## EXERCISE BRIEF
Would you return the run of lines that starts at the one with "Write the Plotly code for this chart." and ends at the one with "import plotly.graph_objects as go", ends included, exactly as written and without the images?

[Code that draws figures]
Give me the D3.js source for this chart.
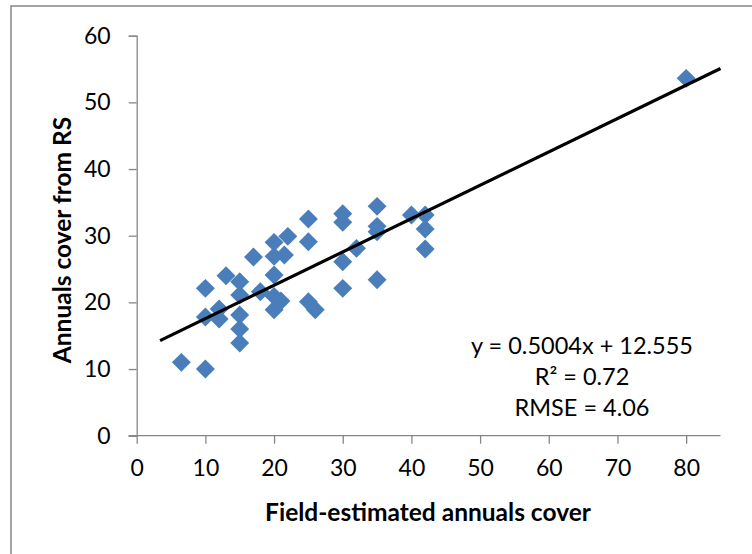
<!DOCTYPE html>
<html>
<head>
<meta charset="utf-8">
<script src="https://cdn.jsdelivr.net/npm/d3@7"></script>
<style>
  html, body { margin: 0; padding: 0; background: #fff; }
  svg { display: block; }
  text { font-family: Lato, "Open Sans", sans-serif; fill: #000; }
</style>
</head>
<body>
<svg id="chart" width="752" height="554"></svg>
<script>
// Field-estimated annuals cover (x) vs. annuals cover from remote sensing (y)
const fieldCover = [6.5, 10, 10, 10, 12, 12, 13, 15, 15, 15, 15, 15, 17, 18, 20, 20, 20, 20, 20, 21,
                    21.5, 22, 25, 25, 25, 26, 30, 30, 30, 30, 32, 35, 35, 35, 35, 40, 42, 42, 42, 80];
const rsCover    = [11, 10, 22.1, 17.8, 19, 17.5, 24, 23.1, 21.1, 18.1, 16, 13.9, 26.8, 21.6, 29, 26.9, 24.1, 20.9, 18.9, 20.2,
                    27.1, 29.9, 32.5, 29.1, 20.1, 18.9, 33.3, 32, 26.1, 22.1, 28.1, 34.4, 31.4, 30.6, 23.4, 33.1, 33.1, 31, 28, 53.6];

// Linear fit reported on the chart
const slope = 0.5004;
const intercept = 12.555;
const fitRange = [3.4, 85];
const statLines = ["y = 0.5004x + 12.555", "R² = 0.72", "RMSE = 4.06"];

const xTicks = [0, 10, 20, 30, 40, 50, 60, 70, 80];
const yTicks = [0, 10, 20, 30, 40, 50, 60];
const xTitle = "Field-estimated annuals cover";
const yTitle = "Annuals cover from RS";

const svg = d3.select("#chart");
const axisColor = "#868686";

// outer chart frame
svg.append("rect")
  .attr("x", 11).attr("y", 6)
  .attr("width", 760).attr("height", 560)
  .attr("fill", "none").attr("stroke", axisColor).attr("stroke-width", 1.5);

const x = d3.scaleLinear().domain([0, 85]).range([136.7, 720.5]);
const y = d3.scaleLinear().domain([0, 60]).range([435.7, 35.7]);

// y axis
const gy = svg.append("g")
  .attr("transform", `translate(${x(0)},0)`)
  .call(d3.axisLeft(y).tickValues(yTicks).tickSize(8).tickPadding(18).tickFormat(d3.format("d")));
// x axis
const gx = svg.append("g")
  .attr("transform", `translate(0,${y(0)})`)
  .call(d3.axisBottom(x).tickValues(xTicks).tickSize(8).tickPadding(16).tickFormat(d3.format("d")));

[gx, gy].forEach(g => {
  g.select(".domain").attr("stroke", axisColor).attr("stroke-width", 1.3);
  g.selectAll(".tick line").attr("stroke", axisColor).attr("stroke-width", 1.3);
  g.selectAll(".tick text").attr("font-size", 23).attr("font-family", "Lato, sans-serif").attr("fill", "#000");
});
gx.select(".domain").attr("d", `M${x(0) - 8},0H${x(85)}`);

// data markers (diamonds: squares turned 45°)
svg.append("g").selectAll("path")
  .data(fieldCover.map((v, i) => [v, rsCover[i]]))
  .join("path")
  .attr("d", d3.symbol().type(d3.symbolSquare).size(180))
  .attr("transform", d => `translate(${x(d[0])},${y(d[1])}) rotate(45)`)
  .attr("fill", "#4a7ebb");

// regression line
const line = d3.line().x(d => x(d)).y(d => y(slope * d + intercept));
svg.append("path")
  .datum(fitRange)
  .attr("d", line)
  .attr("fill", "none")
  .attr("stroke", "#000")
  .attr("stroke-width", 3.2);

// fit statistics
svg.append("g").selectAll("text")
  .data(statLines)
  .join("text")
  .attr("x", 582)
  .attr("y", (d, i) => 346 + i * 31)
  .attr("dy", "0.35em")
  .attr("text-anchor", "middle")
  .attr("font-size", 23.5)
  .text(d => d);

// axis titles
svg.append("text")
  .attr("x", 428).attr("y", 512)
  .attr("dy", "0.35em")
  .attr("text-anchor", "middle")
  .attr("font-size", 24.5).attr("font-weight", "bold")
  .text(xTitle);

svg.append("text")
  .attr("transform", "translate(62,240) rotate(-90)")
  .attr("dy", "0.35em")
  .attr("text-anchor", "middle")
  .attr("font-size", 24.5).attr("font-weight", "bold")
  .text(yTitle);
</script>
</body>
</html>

==

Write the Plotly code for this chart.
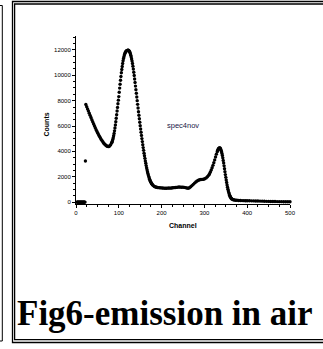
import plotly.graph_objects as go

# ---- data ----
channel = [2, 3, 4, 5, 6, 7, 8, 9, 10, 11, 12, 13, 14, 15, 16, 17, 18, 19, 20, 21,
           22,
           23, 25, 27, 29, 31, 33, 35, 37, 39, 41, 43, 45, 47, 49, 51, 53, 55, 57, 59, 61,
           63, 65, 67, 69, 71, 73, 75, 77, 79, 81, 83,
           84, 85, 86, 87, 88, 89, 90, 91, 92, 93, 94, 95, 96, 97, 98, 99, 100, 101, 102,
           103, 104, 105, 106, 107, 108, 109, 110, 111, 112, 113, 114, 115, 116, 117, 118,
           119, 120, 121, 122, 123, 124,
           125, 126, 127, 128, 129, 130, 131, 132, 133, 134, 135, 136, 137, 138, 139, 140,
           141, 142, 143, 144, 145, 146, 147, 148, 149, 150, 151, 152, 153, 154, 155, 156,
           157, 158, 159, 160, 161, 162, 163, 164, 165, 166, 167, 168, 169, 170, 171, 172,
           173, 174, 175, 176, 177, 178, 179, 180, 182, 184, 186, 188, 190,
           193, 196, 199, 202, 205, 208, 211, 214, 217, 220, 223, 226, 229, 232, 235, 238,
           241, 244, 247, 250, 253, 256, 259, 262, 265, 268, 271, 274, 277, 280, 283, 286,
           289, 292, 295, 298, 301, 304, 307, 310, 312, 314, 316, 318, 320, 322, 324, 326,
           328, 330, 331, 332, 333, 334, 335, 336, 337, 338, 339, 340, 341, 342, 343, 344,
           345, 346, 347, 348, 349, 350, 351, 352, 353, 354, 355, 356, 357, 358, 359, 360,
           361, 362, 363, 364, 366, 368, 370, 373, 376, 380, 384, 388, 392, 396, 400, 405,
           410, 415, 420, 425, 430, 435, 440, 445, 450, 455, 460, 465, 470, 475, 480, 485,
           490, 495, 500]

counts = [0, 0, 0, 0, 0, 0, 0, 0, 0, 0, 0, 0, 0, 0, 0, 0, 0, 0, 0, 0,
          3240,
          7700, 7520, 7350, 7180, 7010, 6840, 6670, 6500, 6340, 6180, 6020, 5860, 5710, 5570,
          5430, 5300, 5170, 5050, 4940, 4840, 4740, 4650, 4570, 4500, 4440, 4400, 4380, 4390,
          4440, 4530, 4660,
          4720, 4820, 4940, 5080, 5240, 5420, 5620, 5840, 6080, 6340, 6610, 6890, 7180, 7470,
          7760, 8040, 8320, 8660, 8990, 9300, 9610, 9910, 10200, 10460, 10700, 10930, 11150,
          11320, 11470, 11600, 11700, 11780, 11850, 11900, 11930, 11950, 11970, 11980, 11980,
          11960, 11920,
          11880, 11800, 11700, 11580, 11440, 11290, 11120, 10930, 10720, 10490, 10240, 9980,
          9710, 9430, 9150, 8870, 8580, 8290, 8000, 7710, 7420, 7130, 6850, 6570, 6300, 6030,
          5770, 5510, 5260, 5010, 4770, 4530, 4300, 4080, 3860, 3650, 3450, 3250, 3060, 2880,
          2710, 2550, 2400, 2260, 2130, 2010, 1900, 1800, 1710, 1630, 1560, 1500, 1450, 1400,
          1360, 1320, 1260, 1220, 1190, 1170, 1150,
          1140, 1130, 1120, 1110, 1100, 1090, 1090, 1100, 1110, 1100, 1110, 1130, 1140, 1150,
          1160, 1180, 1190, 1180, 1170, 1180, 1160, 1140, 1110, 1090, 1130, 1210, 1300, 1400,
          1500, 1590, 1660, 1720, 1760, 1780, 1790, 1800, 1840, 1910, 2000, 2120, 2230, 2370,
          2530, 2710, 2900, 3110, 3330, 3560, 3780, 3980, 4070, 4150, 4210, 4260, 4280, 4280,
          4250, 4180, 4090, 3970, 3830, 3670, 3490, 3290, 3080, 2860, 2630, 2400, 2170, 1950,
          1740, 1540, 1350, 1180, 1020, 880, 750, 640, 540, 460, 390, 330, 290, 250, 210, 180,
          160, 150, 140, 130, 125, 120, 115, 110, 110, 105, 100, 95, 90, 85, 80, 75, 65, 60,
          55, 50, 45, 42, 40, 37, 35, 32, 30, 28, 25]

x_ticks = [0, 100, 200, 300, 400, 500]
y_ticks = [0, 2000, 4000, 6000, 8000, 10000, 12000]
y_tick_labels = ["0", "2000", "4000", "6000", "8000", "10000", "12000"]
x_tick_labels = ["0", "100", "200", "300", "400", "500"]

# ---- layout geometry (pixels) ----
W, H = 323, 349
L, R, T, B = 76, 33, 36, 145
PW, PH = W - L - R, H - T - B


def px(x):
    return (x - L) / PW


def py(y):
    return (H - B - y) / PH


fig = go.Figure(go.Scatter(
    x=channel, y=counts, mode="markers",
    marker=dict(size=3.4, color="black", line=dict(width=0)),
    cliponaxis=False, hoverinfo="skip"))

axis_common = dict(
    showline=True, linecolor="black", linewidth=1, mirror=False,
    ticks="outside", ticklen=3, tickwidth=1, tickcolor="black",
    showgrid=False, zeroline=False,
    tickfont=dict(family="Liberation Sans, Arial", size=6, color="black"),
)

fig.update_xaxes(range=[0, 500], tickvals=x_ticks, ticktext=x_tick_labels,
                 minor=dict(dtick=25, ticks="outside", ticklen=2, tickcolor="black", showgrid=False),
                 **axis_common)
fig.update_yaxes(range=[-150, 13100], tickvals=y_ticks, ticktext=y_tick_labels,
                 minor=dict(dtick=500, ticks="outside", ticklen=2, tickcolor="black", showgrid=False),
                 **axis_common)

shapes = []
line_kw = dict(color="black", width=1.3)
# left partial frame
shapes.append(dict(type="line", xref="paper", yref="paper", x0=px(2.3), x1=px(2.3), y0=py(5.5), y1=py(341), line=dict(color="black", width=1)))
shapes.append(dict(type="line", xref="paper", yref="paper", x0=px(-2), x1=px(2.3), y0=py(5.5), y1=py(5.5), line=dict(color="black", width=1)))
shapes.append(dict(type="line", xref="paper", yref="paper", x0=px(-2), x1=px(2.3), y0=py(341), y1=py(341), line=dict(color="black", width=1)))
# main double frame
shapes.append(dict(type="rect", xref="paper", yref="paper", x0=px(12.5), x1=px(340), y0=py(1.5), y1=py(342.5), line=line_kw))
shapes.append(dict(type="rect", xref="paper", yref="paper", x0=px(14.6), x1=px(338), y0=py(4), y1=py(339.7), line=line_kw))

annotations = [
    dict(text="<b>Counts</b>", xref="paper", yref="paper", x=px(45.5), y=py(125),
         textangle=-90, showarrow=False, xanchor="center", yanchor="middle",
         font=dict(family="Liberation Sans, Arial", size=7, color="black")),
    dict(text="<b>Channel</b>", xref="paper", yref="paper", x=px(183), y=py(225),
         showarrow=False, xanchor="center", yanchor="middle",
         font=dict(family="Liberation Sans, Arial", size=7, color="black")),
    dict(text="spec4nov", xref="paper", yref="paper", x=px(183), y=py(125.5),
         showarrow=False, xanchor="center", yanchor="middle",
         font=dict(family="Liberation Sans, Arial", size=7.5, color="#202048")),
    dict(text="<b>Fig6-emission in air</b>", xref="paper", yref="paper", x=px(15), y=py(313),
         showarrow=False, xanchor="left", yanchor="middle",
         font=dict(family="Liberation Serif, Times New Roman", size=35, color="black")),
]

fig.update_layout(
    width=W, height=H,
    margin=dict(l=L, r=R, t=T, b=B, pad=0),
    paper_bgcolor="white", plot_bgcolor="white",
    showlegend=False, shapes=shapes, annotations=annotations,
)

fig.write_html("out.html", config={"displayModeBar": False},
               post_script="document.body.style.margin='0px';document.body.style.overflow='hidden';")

## THE RESULT
Write the Plotly code for this chart.
import plotly.graph_objects as go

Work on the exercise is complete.